__Source data__
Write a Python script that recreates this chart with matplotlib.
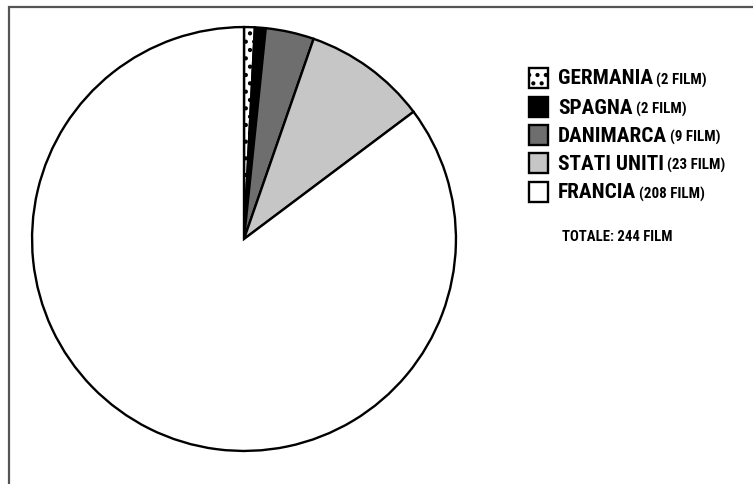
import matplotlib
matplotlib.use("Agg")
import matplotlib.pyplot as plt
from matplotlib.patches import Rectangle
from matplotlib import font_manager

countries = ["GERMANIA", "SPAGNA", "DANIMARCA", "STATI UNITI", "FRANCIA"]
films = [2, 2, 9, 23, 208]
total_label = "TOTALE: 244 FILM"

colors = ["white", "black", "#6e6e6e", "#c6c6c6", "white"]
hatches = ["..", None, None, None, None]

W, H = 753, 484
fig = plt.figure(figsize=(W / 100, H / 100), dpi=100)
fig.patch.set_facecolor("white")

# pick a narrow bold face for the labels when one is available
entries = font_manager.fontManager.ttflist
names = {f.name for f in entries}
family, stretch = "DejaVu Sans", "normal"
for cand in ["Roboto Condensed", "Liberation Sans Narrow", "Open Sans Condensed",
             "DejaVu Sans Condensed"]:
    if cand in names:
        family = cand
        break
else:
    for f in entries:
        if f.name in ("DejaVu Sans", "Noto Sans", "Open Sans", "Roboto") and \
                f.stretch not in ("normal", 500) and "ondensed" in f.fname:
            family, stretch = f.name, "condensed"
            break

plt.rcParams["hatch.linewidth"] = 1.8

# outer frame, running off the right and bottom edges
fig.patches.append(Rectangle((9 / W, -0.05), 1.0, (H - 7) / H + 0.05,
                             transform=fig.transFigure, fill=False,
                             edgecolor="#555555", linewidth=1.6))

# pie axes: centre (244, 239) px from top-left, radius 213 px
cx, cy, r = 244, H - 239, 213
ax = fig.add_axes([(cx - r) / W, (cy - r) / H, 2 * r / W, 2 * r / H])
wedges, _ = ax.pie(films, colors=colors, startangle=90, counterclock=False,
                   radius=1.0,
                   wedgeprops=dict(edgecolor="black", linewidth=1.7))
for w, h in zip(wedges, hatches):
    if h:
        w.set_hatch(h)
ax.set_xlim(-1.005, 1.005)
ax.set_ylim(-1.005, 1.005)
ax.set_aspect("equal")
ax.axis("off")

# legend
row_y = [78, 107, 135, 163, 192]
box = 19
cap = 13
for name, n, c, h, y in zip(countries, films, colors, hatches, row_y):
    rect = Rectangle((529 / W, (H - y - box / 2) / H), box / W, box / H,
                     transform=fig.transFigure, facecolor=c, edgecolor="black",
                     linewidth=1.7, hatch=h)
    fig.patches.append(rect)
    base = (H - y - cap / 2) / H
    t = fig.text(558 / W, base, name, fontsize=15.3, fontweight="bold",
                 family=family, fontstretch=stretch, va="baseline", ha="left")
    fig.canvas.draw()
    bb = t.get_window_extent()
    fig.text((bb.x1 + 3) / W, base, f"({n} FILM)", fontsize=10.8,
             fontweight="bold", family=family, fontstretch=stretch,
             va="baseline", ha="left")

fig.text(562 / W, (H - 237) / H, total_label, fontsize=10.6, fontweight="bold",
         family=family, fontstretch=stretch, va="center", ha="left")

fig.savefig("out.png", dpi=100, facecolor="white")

__Task prompt__
Which lines of the data include "matplotlib"? Copy each of them.

__Right answer__
Write a Python script that recreates this chart with matplotlib.
import matplotlib
matplotlib.use("Agg")
import matplotlib.pyplot as plt
from matplotlib.patches import Rectangle
from matplotlib import font_manager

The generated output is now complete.